Donald Trump instead of Michael Scott. Big Brother instead of Snake Doctor. American Gladiators instead of Chuck.

The networks are ready for winter. Grab your swim trunks.

"It's going to look like an odd combination of your typical January and your typical June," TVWeek senior reporter James Hibberd says of the networks' all-new New Year schedules—schedules stocked with beach-ready reality and game shows.

With the writers' strike now in its fifth week, the Big Four broadcasters are running low on drama and comedy series. And in some cases, they're fresh out.

Heroes may have wrapped its season on Monday. The Office may have aired its last original half-hour ep a couple of weeks ago.

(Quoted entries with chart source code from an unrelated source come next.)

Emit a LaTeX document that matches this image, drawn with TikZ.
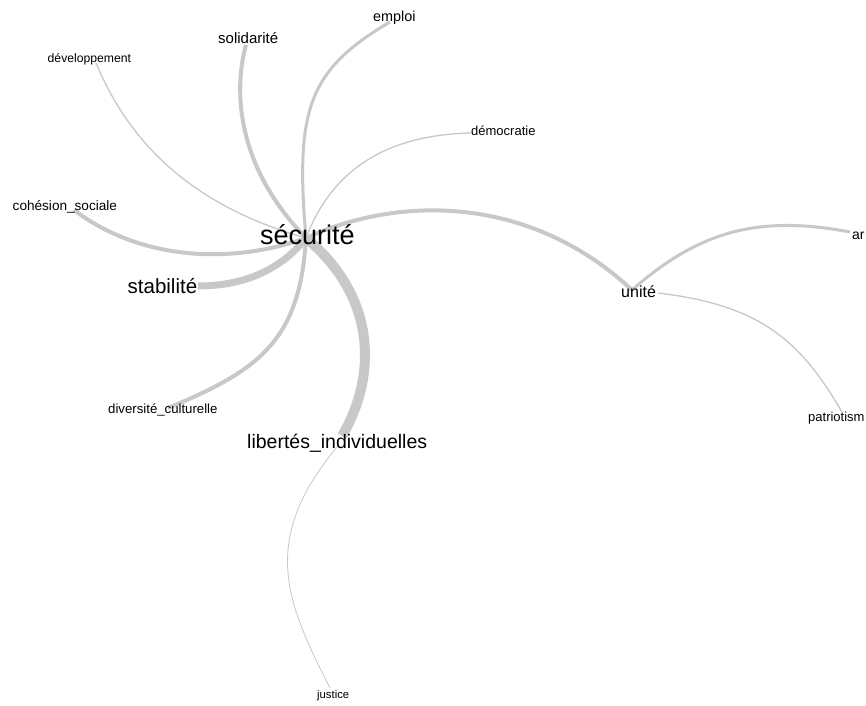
\documentclass[tikz,border=0pt]{standalone}
\usepackage{fontspec}
\setmainfont{Liberation Sans}
\definecolor{edgegray}{RGB}{200,200,200}
\begin{document}
\begin{tikzpicture}[x=1pt,y=-1pt,
  edge/.style={draw=edgegray,line cap=butt},
  lbl/.style={inner sep=0pt,anchor=base west,text=black},
  fs/.style={font=\fontsize{#1}{#1}\selectfont}]
\clip (0,0) rectangle (866,705);
\fill[white] (0,0) rectangle (866,705);
% hub coordinates
\coordinate (sec) at (306,238);
\coordinate (emp) at (390,22);
\coordinate (sol) at (246,45);
\coordinate (dev) at (96,63);
\coordinate (dem) at (471,133);
\coordinate (coh) at (74,210);
\coordinate (sta) at (198,286);
\coordinate (uni) at (632,290);
\coordinate (uni2) at (658,293);
\coordinate (arm) at (850,232);
\coordinate (pat) at (842,412);
\coordinate (lib) at (342,436);
\coordinate (lib2) at (337,447);
\coordinate (div) at (168,408);
\coordinate (jus) at (330,688);
% edges
\draw[edge,line width=3pt] (sec) .. controls (295,110) and (308,70) .. (emp);
\draw[edge,line width=4pt] (sec) .. controls (230,160) and (236,80) .. (sol);
\draw[edge,line width=1.3pt] (sec) .. controls (170,200) and (120,120) .. (dev);
\draw[edge,line width=1.3pt] (sec) .. controls (330,175) and (380,135) .. (dem);
\draw[edge,line width=4pt] (coh) .. controls (140,260) and (230,265) .. (sec);
\draw[edge,line width=7pt] (sta) .. controls (250,286) and (285,265) .. (sec);
\draw[edge,line width=4pt] (sec) .. controls (400,195) and (530,195) .. (uni);
\draw[edge,line width=10pt] (sec) .. controls (380,300) and (375,380) .. (lib);
\draw[edge,line width=4pt] (sec) .. controls (300,340) and (260,370) .. (div);
\draw[edge,line width=3pt] (uni) .. controls (700,230) and (760,215) .. (arm);
\draw[edge,line width=1.3pt] (uni2) .. controls (760,305) and (800,340) .. (pat);
\draw[edge,line width=0.8pt] (lib2) .. controls (260,540) and (285,600) .. (jus);
% labels
\node[lbl,fs=14.4] (empL) at (373,21) {emploi};
\node[lbl,fs=15] (solL) at (218,43) {solidarité};
\node[lbl,fs=12.2] (devL) at (47.5,62) {développement};
\node[lbl,fs=13] (demL) at (471,135) {démocratie};
\node[lbl,fs=13.6] (cohL) at (12.5,210) {cohésion\_sociale};
\node[lbl,fs=27] (secL) at (260,244) {sécurité};
\node[lbl,fs=20.5] (staL) at (127.5,293) {stabilité};
\node[lbl,fs=16] (uniL) at (621,297) {unité};
\node[lbl,fs=14] (armL) at (852,239) {ar};
\node[lbl,fs=13] (patL) at (808,421) {patriotism};
\node[lbl,fs=13.2] (divL) at (108,413) {diversité\_culturelle};
\node[lbl,fs=19.5] (libL) at (247,448) {libertés\_individuelles};
\node[lbl,fs=11.3] (jusL) at (317,698) {justice};
\end{tikzpicture}
\end{document}
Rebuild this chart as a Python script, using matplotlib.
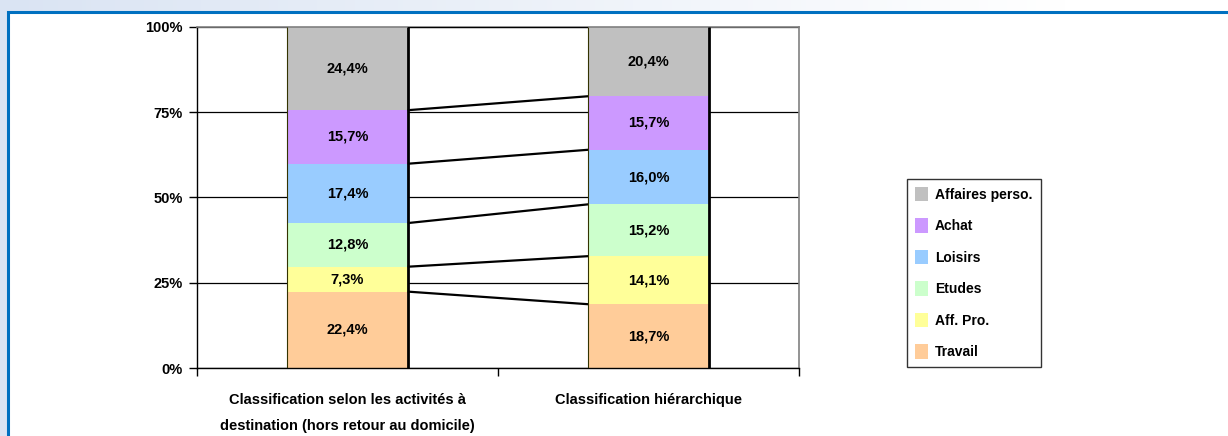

And 24 may never begin its seventh season—not this season, anyway.

It's possible audiences won't yet recognize the cupboards as being bare; December is typically an afterthought of reruns and holiday specials.

But it'll be hard to miss the lack of inventory come January.

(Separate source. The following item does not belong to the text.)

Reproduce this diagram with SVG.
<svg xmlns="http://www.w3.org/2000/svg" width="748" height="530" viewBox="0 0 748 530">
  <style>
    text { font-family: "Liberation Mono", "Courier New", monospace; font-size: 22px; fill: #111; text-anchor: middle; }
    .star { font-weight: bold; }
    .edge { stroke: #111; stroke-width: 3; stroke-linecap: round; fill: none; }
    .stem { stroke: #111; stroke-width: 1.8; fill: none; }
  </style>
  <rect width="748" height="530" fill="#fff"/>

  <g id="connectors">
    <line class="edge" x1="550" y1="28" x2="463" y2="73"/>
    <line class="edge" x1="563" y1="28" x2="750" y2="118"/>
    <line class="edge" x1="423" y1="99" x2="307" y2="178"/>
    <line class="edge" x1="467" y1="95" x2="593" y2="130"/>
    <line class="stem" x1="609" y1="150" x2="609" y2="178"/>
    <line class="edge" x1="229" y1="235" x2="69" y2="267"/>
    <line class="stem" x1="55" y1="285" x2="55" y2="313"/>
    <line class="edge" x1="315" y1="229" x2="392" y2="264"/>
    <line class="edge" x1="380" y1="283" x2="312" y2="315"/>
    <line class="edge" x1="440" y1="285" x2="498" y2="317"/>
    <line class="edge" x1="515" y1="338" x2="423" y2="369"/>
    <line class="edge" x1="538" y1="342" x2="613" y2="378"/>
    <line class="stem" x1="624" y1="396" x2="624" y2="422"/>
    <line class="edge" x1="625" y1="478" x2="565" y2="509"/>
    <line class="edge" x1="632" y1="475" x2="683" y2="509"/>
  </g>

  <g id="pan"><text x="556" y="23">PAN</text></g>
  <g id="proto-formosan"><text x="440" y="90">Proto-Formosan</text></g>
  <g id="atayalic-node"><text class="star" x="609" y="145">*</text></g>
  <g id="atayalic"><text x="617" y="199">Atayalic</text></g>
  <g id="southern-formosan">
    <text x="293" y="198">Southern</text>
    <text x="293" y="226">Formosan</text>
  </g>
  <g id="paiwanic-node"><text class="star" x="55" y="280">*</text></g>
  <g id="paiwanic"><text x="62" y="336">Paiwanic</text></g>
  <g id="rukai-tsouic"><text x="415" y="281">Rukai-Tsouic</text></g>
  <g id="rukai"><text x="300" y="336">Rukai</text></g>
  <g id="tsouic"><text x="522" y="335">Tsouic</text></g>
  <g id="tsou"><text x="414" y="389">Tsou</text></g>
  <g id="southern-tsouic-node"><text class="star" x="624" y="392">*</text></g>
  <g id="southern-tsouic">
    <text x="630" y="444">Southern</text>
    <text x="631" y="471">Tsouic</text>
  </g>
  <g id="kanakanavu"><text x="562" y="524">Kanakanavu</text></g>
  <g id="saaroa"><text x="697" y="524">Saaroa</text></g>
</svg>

Viewers accustomed to starting the new year with new episodes of their favorite series are going to be greeted instead by more reruns and, as the networks have put it, an "exciting lineup of reality series premieres," not to mention "game shows, newsmagazines [and] the return of two popular reality series."

In recent weeks, CBS, NBC and Fox have all announced revised winter schedules. (ABC, home of the half-completed new season of Lost, is still mulling.) Here are some highlights:

  • The latest edition of NBC's The Apprentice, reworked and retitled as The Celebrity Apprentice, premieres Jan. 3, with Trump and company taking over the 9 p.m., Thursday workspace previously staffed by The Office and Scrubs.
  • Big Brother, CBS' reality standby of the summer, gets drafted into the cold weather on Feb. 12. It'll air three nights a week, including Tuesdays at 9 p.m., where the housesitters will sit for The Unit.
  • NBC revives American Gladiators, the spandex-clad 1990s competition show that pitted everyday athletes against Jose Canseco look-alikes, Jan. 6. The pumped-up show muscles in on Chuck's Monday time slot starting Jan. 7.

The Biggest Loser (returning Jan. 1, NBC), 1 vs. 100 (Jan. 4, NBC), Power of 10 (Jan. 2, CBS) and 48 Hours Mystery (Jan. 22 and Jan. 29, CBS) are other strike-resistant shows that'll turn up next month.

Beyond the reality and game shows, the networks will be, as Hibberd puts it, "burning off their remaining stockpile of scripted shows."

For every Law & Order (returning Jan. 2, NBC) and Jericho (Feb. 12, CBS) that was due back anyway, there's also a Terminator: The Sarah Connor Chronicles that's arriving sooner than expected. In the case of Fox's The Sarah Conner Chronicles, the sci-fi series, once pegged for a spring debut, takes over 24's hour starting Jan. 13. Last month, Fox said it wouldn't launch 24 until it was sure the action drama, shut down by the writers' strike, could finish what it started.

Other new series set for winter debuts: the CBS apartment sitcom The Captain (Jan. 28), starring American sex symbol Raquel Welch and American Pie's Chris Klein; and Lipstick Jungle (Feb. 7), the new Brooke Shields series, not to be confused for ABC's upcoming Cashmere Mafia, although it probably will be.

And on Jan. 9, in what could be a sign of old things to come, NBC will offer up "this season's network broadcast premiere of Law & Order: Criminal Intent"—a nice way of saying the network will rerun episodes originally produced and aired this fall on cable's USA. CBS chieftain Les Moonves has said his network might do the same if it can sanitize Showtime's Dexter, Weeds and The Tudors for broadcast TV.

Audiences looking for traditional prime-time fare best grab their long-range binoculars: If the strike were settled today, Hibberd, for one, guesses it could be March before network TV starts looking like its old self.

There is, of course, one very big exception. Prolonged strike or fast settlement, Fox's American Idol launches its seventh season Jan. 15.

Says Hibberd of Idol's traditional dominance, "That story won't change."